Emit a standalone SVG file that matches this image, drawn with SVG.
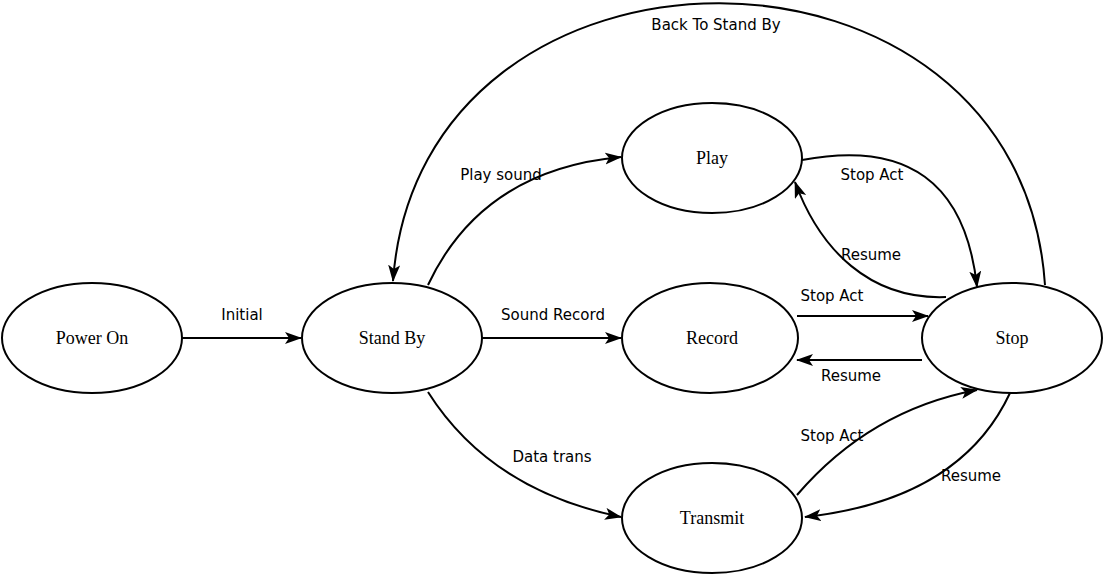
<svg xmlns="http://www.w3.org/2000/svg" width="1105" height="578" viewBox="0 0 1105 578">
<style>
.node ellipse{fill:#fff;stroke:#000;stroke-width:2}
.node text{font-family:"Liberation Serif",serif;font-size:18px;fill:#000;text-anchor:middle;dominant-baseline:central}
.edges path{fill:none;stroke:#000;stroke-width:2;marker-end:url(#arr)}
.lbl{font-family:"DejaVu Sans",sans-serif;font-size:15px;fill:#000;text-anchor:middle;dominant-baseline:central}
</style>
<defs>
<marker id="arr" markerUnits="userSpaceOnUse" markerWidth="18" markerHeight="13" refX="16" refY="6" orient="auto">
<path d="M0,0 L17,6 L0,12 L4,6 Z" fill="#000"/>
</marker>
</defs>
<rect width="1105" height="578" fill="#fff"/>
<g class="edges">
<path d="M182,338 L301,338"/>
<path d="M482,338 L621,338"/>
<path d="M428,285 Q482,170 621,157"/>
<path d="M428,392 Q490,490 621,517"/>
<path d="M1045,285 C1020,-90 420,-90 393,281"/>
<path d="M802,160 Q960,130 977,287"/>
<path d="M946,297 C870,300 820,250 795,182"/>
<path d="M797,316 L928,316"/>
<path d="M922,360 L797,360"/>
<path d="M797,495 Q870,410 977,390"/>
<path d="M1010,393 Q960,500 805,517"/>
</g>
<g class="labels">
<text class="lbl" x="242" y="315">Initial</text>
<text class="lbl" x="553" y="315">Sound Record</text>
<text class="lbl" x="501" y="175">Play sound</text>
<text class="lbl" x="552" y="457">Data trans</text>
<text class="lbl" x="716" y="25">Back To Stand By</text>
<text class="lbl" x="872" y="175">Stop Act</text>
<text class="lbl" x="871" y="255">Resume</text>
<text class="lbl" x="832" y="296">Stop Act</text>
<text class="lbl" x="851" y="376">Resume</text>
<text class="lbl" x="832" y="436">Stop Act</text>
<text class="lbl" x="971" y="476">Resume</text>
</g>
<g id="power-on" class="node"><ellipse cx="92" cy="338" rx="90" ry="55"/><text x="92" y="338">Power On</text></g>
<g id="stand-by" class="node"><ellipse cx="392" cy="338" rx="90" ry="55"/><text x="392" y="338">Stand By</text></g>
<g id="play" class="node"><ellipse cx="712" cy="158" rx="90" ry="55"/><text x="712" y="158">Play</text></g>
<g id="record" class="node"><ellipse cx="710" cy="338" rx="88" ry="55"/><text x="712" y="338">Record</text></g>
<g id="transmit" class="node"><ellipse cx="712" cy="518" rx="90" ry="55"/><text x="712" y="518">Transmit</text></g>
<g id="stop" class="node"><ellipse cx="1012" cy="338" rx="90" ry="55"/><text x="1012" y="338">Stop</text></g>
</svg>
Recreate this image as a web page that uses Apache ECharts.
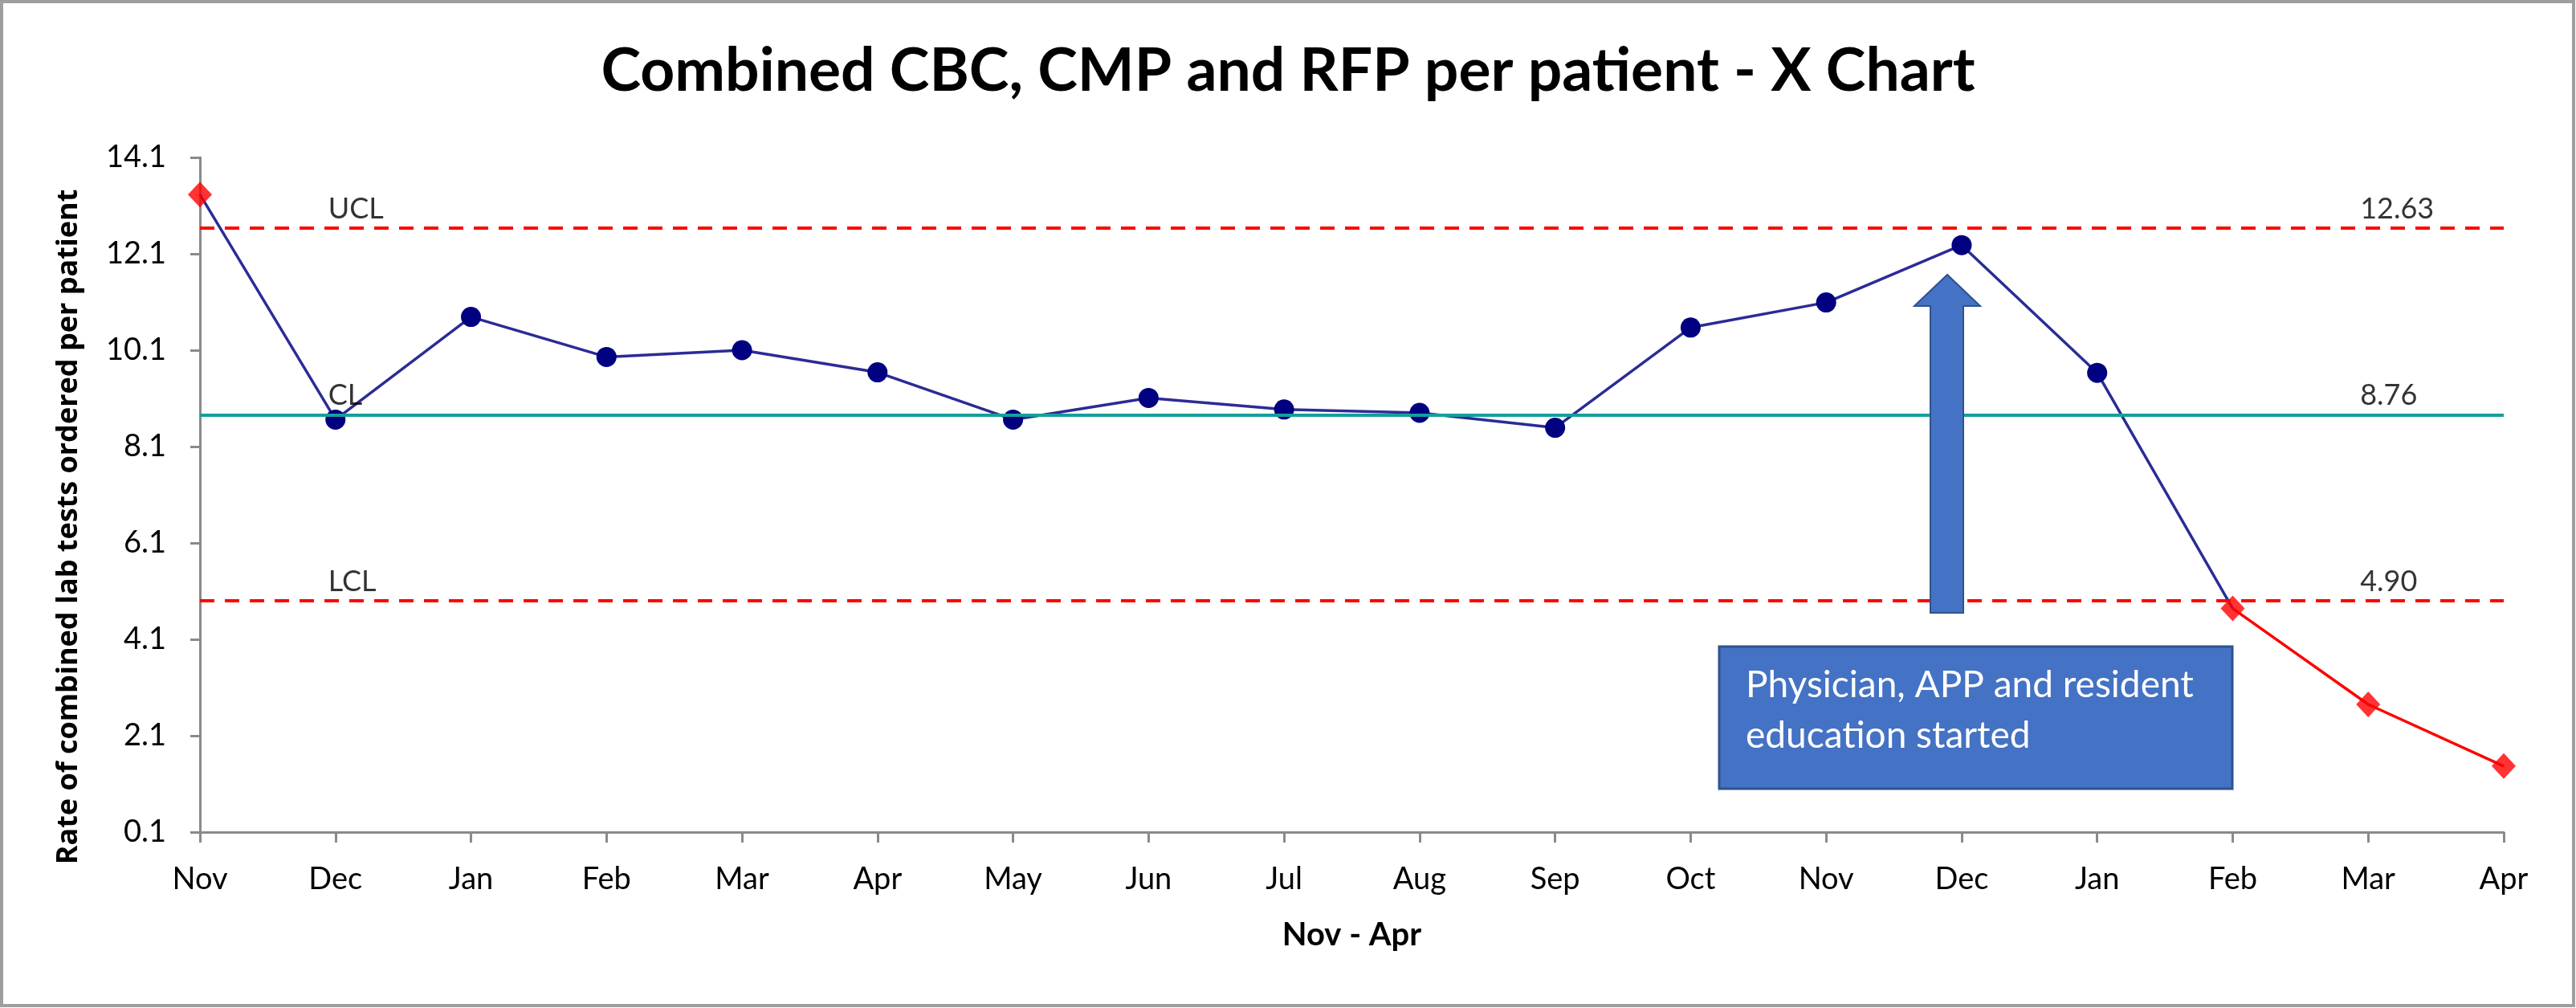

## Given problem
Give the entries again word for word, but skip the pictures.

## Written solution
Emit a standalone SVG file that matches this image, drawn with SVG.
<svg xmlns="http://www.w3.org/2000/svg" width="1105" height="578" viewBox="0 0 1105 578">
<style>
.node ellipse{fill:#fff;stroke:#000;stroke-width:2}
.node text{font-family:"Liberation Serif",serif;font-size:18px;fill:#000;text-anchor:middle;dominant-baseline:central}
.edges path{fill:none;stroke:#000;stroke-width:2;marker-end:url(#arr)}
.lbl{font-family:"DejaVu Sans",sans-serif;font-size:15px;fill:#000;text-anchor:middle;dominant-baseline:central}
</style>
<defs>
<marker id="arr" markerUnits="userSpaceOnUse" markerWidth="18" markerHeight="13" refX="16" refY="6" orient="auto">
<path d="M0,0 L17,6 L0,12 L4,6 Z" fill="#000"/>
</marker>
</defs>
<rect width="1105" height="578" fill="#fff"/>
<g class="edges">
<path d="M182,338 L301,338"/>
<path d="M482,338 L621,338"/>
<path d="M428,285 Q482,170 621,157"/>
<path d="M428,392 Q490,490 621,517"/>
<path d="M1045,285 C1020,-90 420,-90 393,281"/>
<path d="M802,160 Q960,130 977,287"/>
<path d="M946,297 C870,300 820,250 795,182"/>
<path d="M797,316 L928,316"/>
<path d="M922,360 L797,360"/>
<path d="M797,495 Q870,410 977,390"/>
<path d="M1010,393 Q960,500 805,517"/>
</g>
<g class="labels">
<text class="lbl" x="242" y="315">Initial</text>
<text class="lbl" x="553" y="315">Sound Record</text>
<text class="lbl" x="501" y="175">Play sound</text>
<text class="lbl" x="552" y="457">Data trans</text>
<text class="lbl" x="716" y="25">Back To Stand By</text>
<text class="lbl" x="872" y="175">Stop Act</text>
<text class="lbl" x="871" y="255">Resume</text>
<text class="lbl" x="832" y="296">Stop Act</text>
<text class="lbl" x="851" y="376">Resume</text>
<text class="lbl" x="832" y="436">Stop Act</text>
<text class="lbl" x="971" y="476">Resume</text>
</g>
<g id="power-on" class="node"><ellipse cx="92" cy="338" rx="90" ry="55"/><text x="92" y="338">Power On</text></g>
<g id="stand-by" class="node"><ellipse cx="392" cy="338" rx="90" ry="55"/><text x="392" y="338">Stand By</text></g>
<g id="play" class="node"><ellipse cx="712" cy="158" rx="90" ry="55"/><text x="712" y="158">Play</text></g>
<g id="record" class="node"><ellipse cx="710" cy="338" rx="88" ry="55"/><text x="712" y="338">Record</text></g>
<g id="transmit" class="node"><ellipse cx="712" cy="518" rx="90" ry="55"/><text x="712" y="518">Transmit</text></g>
<g id="stop" class="node"><ellipse cx="1012" cy="338" rx="90" ry="55"/><text x="1012" y="338">Stop</text></g>
</svg>
Recreate this image as a web page that uses Apache ECharts.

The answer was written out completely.